- DATA EXTRACT
___

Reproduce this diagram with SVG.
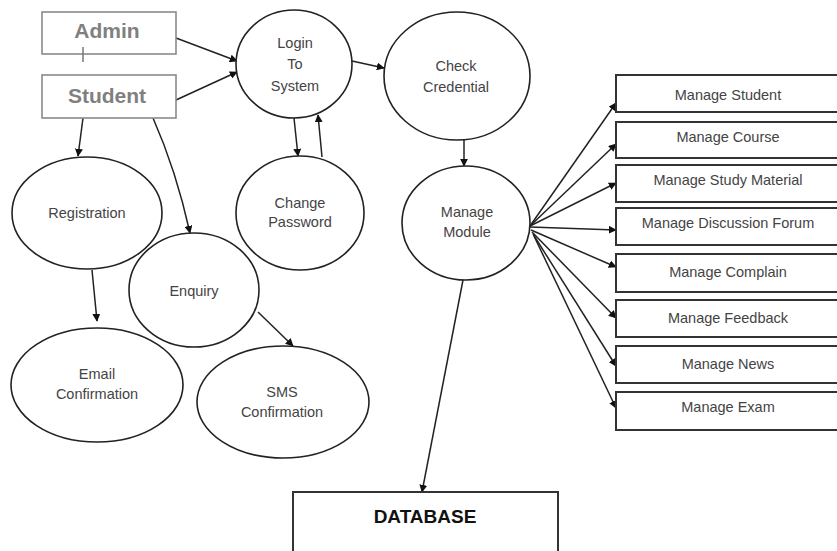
<svg xmlns="http://www.w3.org/2000/svg" width="837" height="551" viewBox="0 0 837 551">
<defs>
<marker id="arr" viewBox="0 0 10 10" refX="9" refY="5" markerWidth="8" markerHeight="8" markerUnits="userSpaceOnUse" orient="auto">
<path d="M0,0 L10,5 L0,10 z" fill="#111"/>
</marker>
<style>
.el{fill:#fff;stroke:#222;stroke-width:1.6}
.box{fill:#fff;stroke:#333;stroke-width:2}
.ext{fill:#fff;stroke:#8a8a8a;stroke-width:1.6}
.t{font-family:"Liberation Sans",Arial,sans-serif;font-size:14.5px;fill:#444;text-anchor:middle;dominant-baseline:central}
.et{font-family:"Liberation Sans",Arial,sans-serif;font-size:21px;font-weight:bold;fill:#808080;text-anchor:middle;dominant-baseline:central}
.db{font-family:"Liberation Sans",Arial,sans-serif;font-size:19px;font-weight:bold;fill:#111;text-anchor:middle;dominant-baseline:central}
.c{fill:none;stroke:#222;stroke-width:1.5;marker-end:url(#arr)}
.p{fill:none;stroke:#777;stroke-width:1.5}
</style>
</defs>
<rect width="837" height="551" fill="#fff"/>

<g id="connectors">
<line class="c" x1="176" y1="38" x2="237" y2="61"/>
<line class="c" x1="176" y1="100" x2="237" y2="72"/>
<line class="c" x1="352" y1="61" x2="384" y2="68"/>
<line class="c" x1="294" y1="118" x2="298" y2="156"/>
<line class="c" x1="322" y1="157" x2="318" y2="115"/>
<line class="c" x1="464" y1="140" x2="464" y2="166"/>
<line class="c" x1="83" y1="118" x2="78" y2="156"/>
<path class="c" d="M153,118 Q176,170 190,233"/>
<line class="c" x1="92" y1="270" x2="97" y2="321"/>
<line class="c" x1="258" y1="312" x2="293" y2="346"/>
<line class="c" x1="530" y1="226" x2="616" y2="103"/>
<line class="c" x1="530" y1="226" x2="616" y2="144"/>
<line class="c" x1="530" y1="226" x2="616" y2="183"/>
<line class="c" x1="530" y1="227" x2="616" y2="230"/>
<line class="c" x1="531" y1="230" x2="616" y2="267"/>
<line class="c" x1="532" y1="232" x2="616" y2="318"/>
<line class="c" x1="533" y1="234" x2="616" y2="366"/>
<line class="c" x1="534" y1="236" x2="616" y2="408"/>
<line class="c" x1="463" y1="280" x2="422" y2="492"/>
</g>

<g id="admin"><rect class="ext" x="42" y="12" width="134" height="42"/><text class="et" x="107" y="30">Admin</text><line class="p" x1="83" y1="47" x2="83" y2="62"/></g>
<g id="student"><rect class="ext" x="42" y="75" width="134" height="43"/><text class="et" x="107" y="95">Student</text></g>

<g id="login"><ellipse class="el" cx="294" cy="64" rx="58" ry="54"/>
<text class="t" x="295" y="43">Login</text><text class="t" x="295" y="64">To</text><text class="t" x="295" y="86">System</text></g>

<g id="check"><ellipse class="el" cx="457" cy="76" rx="73" ry="64"/>
<text class="t" x="456" y="66">Check</text><text class="t" x="456" y="87">Credential</text></g>

<g id="module"><ellipse class="el" cx="466" cy="223" rx="64" ry="57"/>
<text class="t" x="467" y="212">Manage</text><text class="t" x="467" y="232">Module</text></g>

<g id="changepw"><ellipse class="el" cx="300" cy="213" rx="64" ry="57"/>
<text class="t" x="300" y="203">Change</text><text class="t" x="300" y="222">Password</text></g>

<g id="registration"><ellipse class="el" cx="87" cy="213" rx="75" ry="56"/>
<text class="t" x="87" y="213">Registration</text></g>

<g id="enquiry"><ellipse class="el" cx="194" cy="290" rx="65" ry="57"/>
<text class="t" x="194" y="291">Enquiry</text></g>

<g id="email"><ellipse class="el" cx="97" cy="385" rx="86" ry="57"/>
<text class="t" x="97" y="374">Email</text><text class="t" x="97" y="394">Confirmation</text></g>

<g id="sms"><ellipse class="el" cx="283" cy="402" rx="86" ry="56"/>
<text class="t" x="282" y="392">SMS</text><text class="t" x="282" y="412">Confirmation</text></g>

<g id="m-student"><rect class="box" x="616" y="75" width="226" height="37"/><text class="t" x="728" y="95">Manage Student</text></g>
<g id="m-course"><rect class="box" x="616" y="122" width="226" height="36"/><text class="t" x="728" y="137">Manage Course</text></g>
<g id="m-study"><rect class="box" x="616" y="165" width="226" height="37"/><text class="t" x="728" y="180">Manage Study Material</text></g>
<g id="m-forum"><rect class="box" x="616" y="208" width="226" height="37"/><text class="t" x="728" y="223">Manage Discussion Forum</text></g>
<g id="m-complain"><rect class="box" x="616" y="254" width="226" height="38"/><text class="t" x="728" y="272">Manage Complain</text></g>
<g id="m-feedback"><rect class="box" x="616" y="300" width="226" height="37"/><text class="t" x="728" y="318">Manage Feedback</text></g>
<g id="m-news"><rect class="box" x="616" y="346" width="226" height="37"/><text class="t" x="728" y="364">Manage News</text></g>
<g id="m-exam"><rect class="box" x="616" y="392" width="226" height="38"/><text class="t" x="728" y="407">Manage Exam</text></g>

<g id="database"><rect class="box" x="293" y="492" width="265" height="70"/><text class="db" x="425" y="516">DATABASE</text></g>
</svg>
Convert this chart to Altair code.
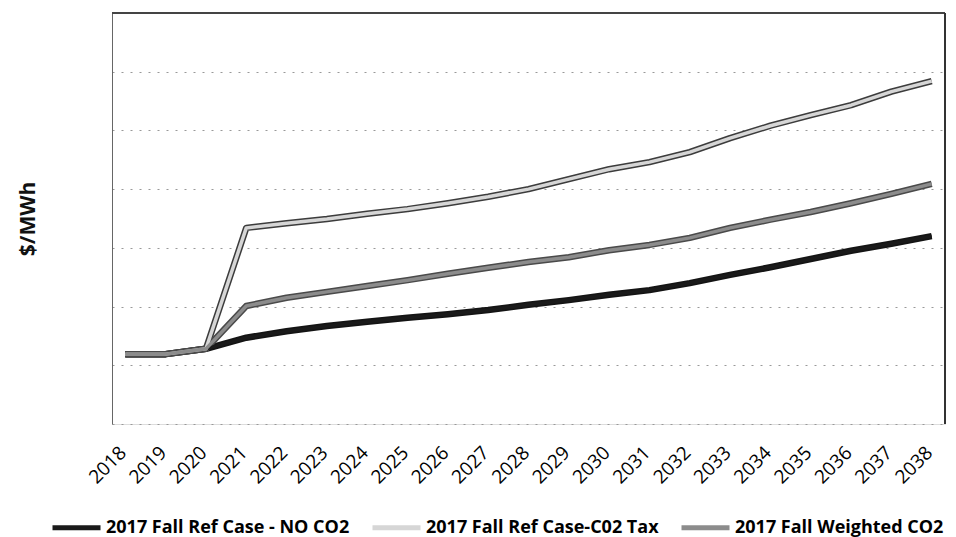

___

- WHAT IS REQUIRED
Will you set down the records word for word while leaving out every picture?

- TASK RESPONSE
Reproduce this diagram with SVG.
<svg xmlns="http://www.w3.org/2000/svg" width="837" height="551" viewBox="0 0 837 551">
<defs>
<marker id="arr" viewBox="0 0 10 10" refX="9" refY="5" markerWidth="8" markerHeight="8" markerUnits="userSpaceOnUse" orient="auto">
<path d="M0,0 L10,5 L0,10 z" fill="#111"/>
</marker>
<style>
.el{fill:#fff;stroke:#222;stroke-width:1.6}
.box{fill:#fff;stroke:#333;stroke-width:2}
.ext{fill:#fff;stroke:#8a8a8a;stroke-width:1.6}
.t{font-family:"Liberation Sans",Arial,sans-serif;font-size:14.5px;fill:#444;text-anchor:middle;dominant-baseline:central}
.et{font-family:"Liberation Sans",Arial,sans-serif;font-size:21px;font-weight:bold;fill:#808080;text-anchor:middle;dominant-baseline:central}
.db{font-family:"Liberation Sans",Arial,sans-serif;font-size:19px;font-weight:bold;fill:#111;text-anchor:middle;dominant-baseline:central}
.c{fill:none;stroke:#222;stroke-width:1.5;marker-end:url(#arr)}
.p{fill:none;stroke:#777;stroke-width:1.5}
</style>
</defs>
<rect width="837" height="551" fill="#fff"/>

<g id="connectors">
<line class="c" x1="176" y1="38" x2="237" y2="61"/>
<line class="c" x1="176" y1="100" x2="237" y2="72"/>
<line class="c" x1="352" y1="61" x2="384" y2="68"/>
<line class="c" x1="294" y1="118" x2="298" y2="156"/>
<line class="c" x1="322" y1="157" x2="318" y2="115"/>
<line class="c" x1="464" y1="140" x2="464" y2="166"/>
<line class="c" x1="83" y1="118" x2="78" y2="156"/>
<path class="c" d="M153,118 Q176,170 190,233"/>
<line class="c" x1="92" y1="270" x2="97" y2="321"/>
<line class="c" x1="258" y1="312" x2="293" y2="346"/>
<line class="c" x1="530" y1="226" x2="616" y2="103"/>
<line class="c" x1="530" y1="226" x2="616" y2="144"/>
<line class="c" x1="530" y1="226" x2="616" y2="183"/>
<line class="c" x1="530" y1="227" x2="616" y2="230"/>
<line class="c" x1="531" y1="230" x2="616" y2="267"/>
<line class="c" x1="532" y1="232" x2="616" y2="318"/>
<line class="c" x1="533" y1="234" x2="616" y2="366"/>
<line class="c" x1="534" y1="236" x2="616" y2="408"/>
<line class="c" x1="463" y1="280" x2="422" y2="492"/>
</g>

<g id="admin"><rect class="ext" x="42" y="12" width="134" height="42"/><text class="et" x="107" y="30">Admin</text><line class="p" x1="83" y1="47" x2="83" y2="62"/></g>
<g id="student"><rect class="ext" x="42" y="75" width="134" height="43"/><text class="et" x="107" y="95">Student</text></g>

<g id="login"><ellipse class="el" cx="294" cy="64" rx="58" ry="54"/>
<text class="t" x="295" y="43">Login</text><text class="t" x="295" y="64">To</text><text class="t" x="295" y="86">System</text></g>

<g id="check"><ellipse class="el" cx="457" cy="76" rx="73" ry="64"/>
<text class="t" x="456" y="66">Check</text><text class="t" x="456" y="87">Credential</text></g>

<g id="module"><ellipse class="el" cx="466" cy="223" rx="64" ry="57"/>
<text class="t" x="467" y="212">Manage</text><text class="t" x="467" y="232">Module</text></g>

<g id="changepw"><ellipse class="el" cx="300" cy="213" rx="64" ry="57"/>
<text class="t" x="300" y="203">Change</text><text class="t" x="300" y="222">Password</text></g>

<g id="registration"><ellipse class="el" cx="87" cy="213" rx="75" ry="56"/>
<text class="t" x="87" y="213">Registration</text></g>

<g id="enquiry"><ellipse class="el" cx="194" cy="290" rx="65" ry="57"/>
<text class="t" x="194" y="291">Enquiry</text></g>

<g id="email"><ellipse class="el" cx="97" cy="385" rx="86" ry="57"/>
<text class="t" x="97" y="374">Email</text><text class="t" x="97" y="394">Confirmation</text></g>

<g id="sms"><ellipse class="el" cx="283" cy="402" rx="86" ry="56"/>
<text class="t" x="282" y="392">SMS</text><text class="t" x="282" y="412">Confirmation</text></g>

<g id="m-student"><rect class="box" x="616" y="75" width="226" height="37"/><text class="t" x="728" y="95">Manage Student</text></g>
<g id="m-course"><rect class="box" x="616" y="122" width="226" height="36"/><text class="t" x="728" y="137">Manage Course</text></g>
<g id="m-study"><rect class="box" x="616" y="165" width="226" height="37"/><text class="t" x="728" y="180">Manage Study Material</text></g>
<g id="m-forum"><rect class="box" x="616" y="208" width="226" height="37"/><text class="t" x="728" y="223">Manage Discussion Forum</text></g>
<g id="m-complain"><rect class="box" x="616" y="254" width="226" height="38"/><text class="t" x="728" y="272">Manage Complain</text></g>
<g id="m-feedback"><rect class="box" x="616" y="300" width="226" height="37"/><text class="t" x="728" y="318">Manage Feedback</text></g>
<g id="m-news"><rect class="box" x="616" y="346" width="226" height="37"/><text class="t" x="728" y="364">Manage News</text></g>
<g id="m-exam"><rect class="box" x="616" y="392" width="226" height="38"/><text class="t" x="728" y="407">Manage Exam</text></g>

<g id="database"><rect class="box" x="293" y="492" width="265" height="70"/><text class="db" x="425" y="516">DATABASE</text></g>
</svg>
Convert this chart to Altair code.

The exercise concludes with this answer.